Die Entwicklung von Mobilfunk ist eine der einflussreichsten Technologien der Digitalisierung. Seit mehr als zwei Jahrzehnten wird diese Entwicklung von Fraunhofer-Instituten mitgestaltet. Die Entwicklung erschließt immer höhere Frequenzbereiche und komplexere Systeme. Dies bietet Herausforderungen, welche nur mit völlig neuartiger Technologie auch für zukünftige Anwendungen oder heute noch futuristisch anmutende Szenarien gelöst werden können. Sich hier frühzeitig zu rüsten und die Potentiale einer durch Quantencomputing unterstützen Technologieentwicklung nutzbar zu machen, ist Ziel der Aktivitäten im Mobilfunk der Fraunhofer-Institute.
Für die Ortsbestimmung in Mobilfunknetzen bietet 5G ein neues Framework mit Lokalisierungsmethoden der Laufzeit- und Winkelmessung von Funksignalen. Insbesondere in Szenarien mit Abschattungen und Mehrwegeausbreitung sind die Randbedingungen für die Lokalisierung besonders anspruchsvoll. Hierzu ist ein vielversprechendes Lösungsverfahren zur Gewinnung guter Messdaten - die Funkkanalschätzung mit Hilfe von Mehrantennensystemen, sogenannten Multiple-Input-Multiple-Output (MIMO) Antennen in Entwicklung. In höheren Frequenzbereichen und verteilten Systemen ist sowohl die Mess- als auch die Konfigurations- und Signalisierungsaufgabe sehr komplex. Bisherige Lösungsverfahren sind wegen der Größe des Systems und vieler dynamischer Parameter sehr rechenintensiv und damit für zeitkritische Anwendungen nicht geeignet.

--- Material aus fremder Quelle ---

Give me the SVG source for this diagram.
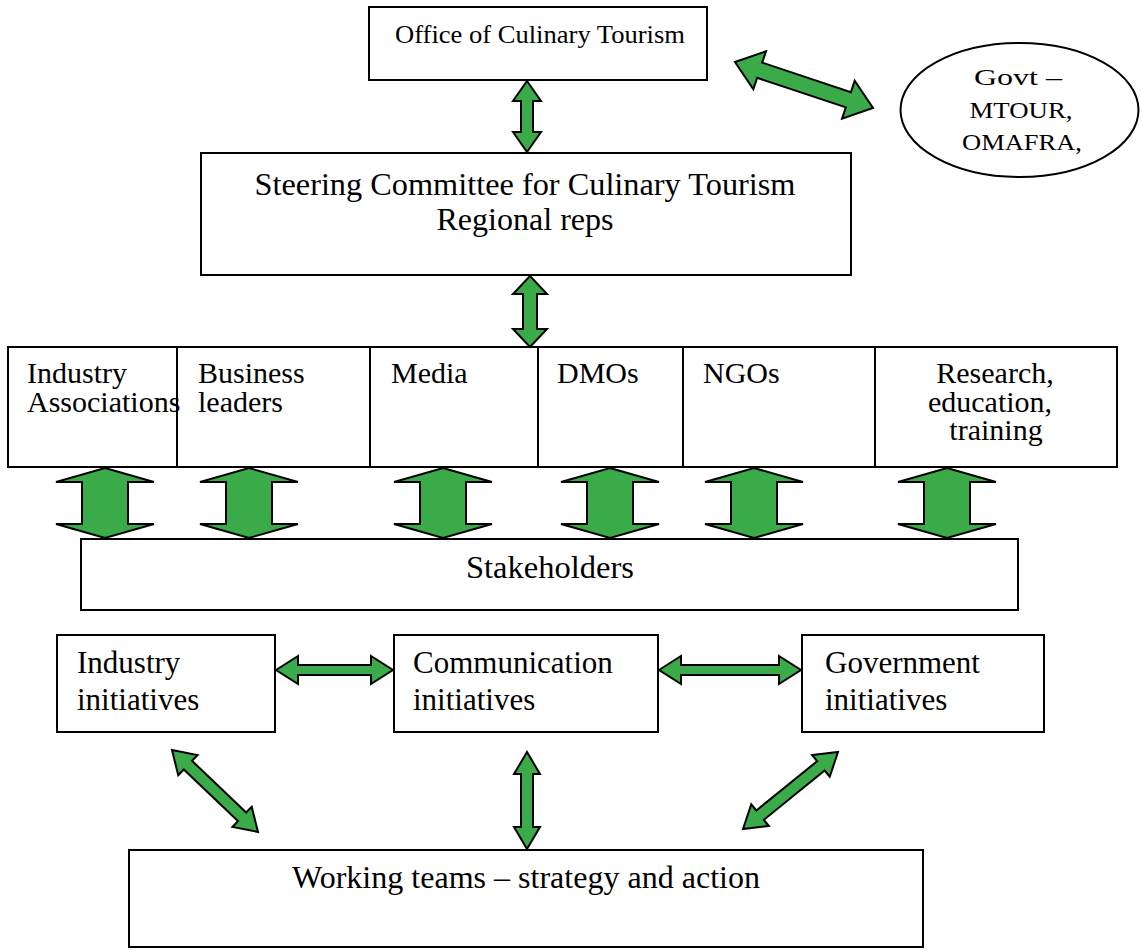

Die zugrundeliegenden Optimierungsprobleme lassen sich im Vergleich zu üblichen Algorithmen (wie z.B. Exhaustive Search) mit Verfahren der Künstlichen Intelligenz effizienter lösen. Da Aufgaben, wie etwa die Erzeugung und Koordination von gerichteten Funkkanälen, sowie die Ortsbestimmung in Funknetzwerken typischerweise in Realzeit gelöst werden müssen, sind hier Verfahren des sogenannten »Reinforcement Learning« besonders geeignet. Hier interagiert ein adaptiver Entscheidungsalgorithmus, der »Lernende«, mit seiner »Umgebung«, welche das zu lösende Problem in geeigneter Weise repräsentiert. Durch ein problemspezifisches Belohnungssignal ist der Lerner in der Lage, seine Entscheidungsstrategie so Schritt für Schritt zu verbessern.

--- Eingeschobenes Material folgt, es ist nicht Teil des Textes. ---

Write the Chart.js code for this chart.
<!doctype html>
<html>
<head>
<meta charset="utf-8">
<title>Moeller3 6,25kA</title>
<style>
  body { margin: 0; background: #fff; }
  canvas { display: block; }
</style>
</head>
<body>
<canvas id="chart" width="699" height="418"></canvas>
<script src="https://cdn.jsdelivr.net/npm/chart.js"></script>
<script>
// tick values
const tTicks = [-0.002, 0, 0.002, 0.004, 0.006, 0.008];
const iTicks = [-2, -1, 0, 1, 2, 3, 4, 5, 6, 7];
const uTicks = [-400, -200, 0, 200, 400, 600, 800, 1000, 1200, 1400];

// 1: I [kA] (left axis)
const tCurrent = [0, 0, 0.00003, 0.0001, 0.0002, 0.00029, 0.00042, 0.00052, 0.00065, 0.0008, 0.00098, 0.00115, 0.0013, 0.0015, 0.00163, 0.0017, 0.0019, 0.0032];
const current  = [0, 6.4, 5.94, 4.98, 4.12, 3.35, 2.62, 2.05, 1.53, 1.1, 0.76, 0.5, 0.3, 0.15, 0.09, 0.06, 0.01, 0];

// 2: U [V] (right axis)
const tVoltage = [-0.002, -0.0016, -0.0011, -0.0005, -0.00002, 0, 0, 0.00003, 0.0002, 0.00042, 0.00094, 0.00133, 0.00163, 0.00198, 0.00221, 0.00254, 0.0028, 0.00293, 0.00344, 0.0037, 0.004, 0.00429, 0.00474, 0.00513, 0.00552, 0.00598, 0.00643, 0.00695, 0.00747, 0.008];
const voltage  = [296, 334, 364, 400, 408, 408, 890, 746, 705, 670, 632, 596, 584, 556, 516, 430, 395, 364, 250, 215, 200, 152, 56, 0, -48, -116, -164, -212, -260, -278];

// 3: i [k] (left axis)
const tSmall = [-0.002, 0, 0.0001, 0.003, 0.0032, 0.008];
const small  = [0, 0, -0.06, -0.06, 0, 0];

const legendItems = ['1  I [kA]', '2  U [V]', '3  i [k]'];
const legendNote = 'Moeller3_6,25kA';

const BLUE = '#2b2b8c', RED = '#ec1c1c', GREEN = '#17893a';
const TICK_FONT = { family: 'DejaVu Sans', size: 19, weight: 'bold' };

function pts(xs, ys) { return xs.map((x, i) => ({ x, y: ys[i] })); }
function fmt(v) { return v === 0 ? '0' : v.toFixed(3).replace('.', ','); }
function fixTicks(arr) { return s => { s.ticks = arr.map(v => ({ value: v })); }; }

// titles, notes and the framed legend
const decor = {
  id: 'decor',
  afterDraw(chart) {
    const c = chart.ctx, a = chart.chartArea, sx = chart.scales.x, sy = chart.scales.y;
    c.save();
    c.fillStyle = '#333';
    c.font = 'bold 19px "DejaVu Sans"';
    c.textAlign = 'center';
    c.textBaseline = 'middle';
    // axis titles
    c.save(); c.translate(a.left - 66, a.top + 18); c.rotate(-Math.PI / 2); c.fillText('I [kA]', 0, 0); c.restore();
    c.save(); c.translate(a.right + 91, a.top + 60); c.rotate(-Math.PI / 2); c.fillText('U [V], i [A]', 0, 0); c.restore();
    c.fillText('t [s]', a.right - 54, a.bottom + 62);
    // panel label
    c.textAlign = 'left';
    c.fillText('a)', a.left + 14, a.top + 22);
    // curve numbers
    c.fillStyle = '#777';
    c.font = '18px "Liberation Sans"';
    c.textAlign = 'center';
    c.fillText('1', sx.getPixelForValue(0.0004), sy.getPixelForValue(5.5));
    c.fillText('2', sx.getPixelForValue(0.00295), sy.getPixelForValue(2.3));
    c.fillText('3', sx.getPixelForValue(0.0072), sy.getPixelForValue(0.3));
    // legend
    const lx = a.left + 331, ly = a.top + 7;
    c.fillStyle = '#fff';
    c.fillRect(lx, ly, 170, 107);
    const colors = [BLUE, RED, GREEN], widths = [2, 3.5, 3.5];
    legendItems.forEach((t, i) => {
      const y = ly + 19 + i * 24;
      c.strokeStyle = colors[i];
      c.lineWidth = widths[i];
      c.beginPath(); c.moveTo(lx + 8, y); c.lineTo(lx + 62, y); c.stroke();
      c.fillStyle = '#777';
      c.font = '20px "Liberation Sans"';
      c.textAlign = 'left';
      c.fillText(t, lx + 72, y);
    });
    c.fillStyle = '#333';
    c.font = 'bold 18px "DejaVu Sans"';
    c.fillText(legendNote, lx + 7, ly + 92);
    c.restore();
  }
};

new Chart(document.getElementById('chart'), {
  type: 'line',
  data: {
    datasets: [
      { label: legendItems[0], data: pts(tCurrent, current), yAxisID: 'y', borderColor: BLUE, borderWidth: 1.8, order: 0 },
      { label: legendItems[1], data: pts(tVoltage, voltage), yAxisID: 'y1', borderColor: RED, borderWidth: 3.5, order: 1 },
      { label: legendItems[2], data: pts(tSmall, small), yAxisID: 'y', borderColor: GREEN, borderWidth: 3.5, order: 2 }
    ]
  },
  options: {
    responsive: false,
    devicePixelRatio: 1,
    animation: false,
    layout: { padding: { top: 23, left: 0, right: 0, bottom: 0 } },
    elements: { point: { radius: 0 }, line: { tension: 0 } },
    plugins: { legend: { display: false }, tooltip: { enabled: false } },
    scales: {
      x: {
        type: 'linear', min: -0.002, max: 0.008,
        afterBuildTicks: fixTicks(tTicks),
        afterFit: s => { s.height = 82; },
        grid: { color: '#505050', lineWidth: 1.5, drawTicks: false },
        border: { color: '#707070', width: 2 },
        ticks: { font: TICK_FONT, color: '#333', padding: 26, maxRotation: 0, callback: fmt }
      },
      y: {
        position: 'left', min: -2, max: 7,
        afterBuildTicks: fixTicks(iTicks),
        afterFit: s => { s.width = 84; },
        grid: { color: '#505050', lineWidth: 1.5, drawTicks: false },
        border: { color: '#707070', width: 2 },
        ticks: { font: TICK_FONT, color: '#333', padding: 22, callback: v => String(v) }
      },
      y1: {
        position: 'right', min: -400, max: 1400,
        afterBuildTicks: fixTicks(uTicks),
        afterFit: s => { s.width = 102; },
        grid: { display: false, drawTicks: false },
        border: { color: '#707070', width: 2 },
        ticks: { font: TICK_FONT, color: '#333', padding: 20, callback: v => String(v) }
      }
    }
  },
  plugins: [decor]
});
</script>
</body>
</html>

Wir forschen daran, solche Reinforcement-Learning-Algorithmen durch das Einbeziehen von Quantenrechnern effizienter umzusetzen. Auch wenn es bereits einige theoretische Vorschläge zur Umsetzung von Quantum Reinforcement Learning gibt, welche z.B. auf Quantenalgorithmen zur Amplitudenverstärkung basieren, sind die zu erwartenden Laufzeitbeschleunigungen moderat und die Anforderungen an existierende Quantenhardware typischwerweise noch zu hoch. Daher werden in BayQS auch hybride Quantenalgorithmen und Quantum Machine Learning-Ansätze erprobt und entwickelt. Damit kann bereits mit aktueller Quantenhardware, die durch kleines Quantenvolumen (d.h. wenige Qubits und hohe Fehlerraten bei der Algorithmenausführung) charakterisiert ist, Verbesserungspotential zur Lösung von Optimalsteuerungs- und Entscheidungsproblemen ausgelotet werden.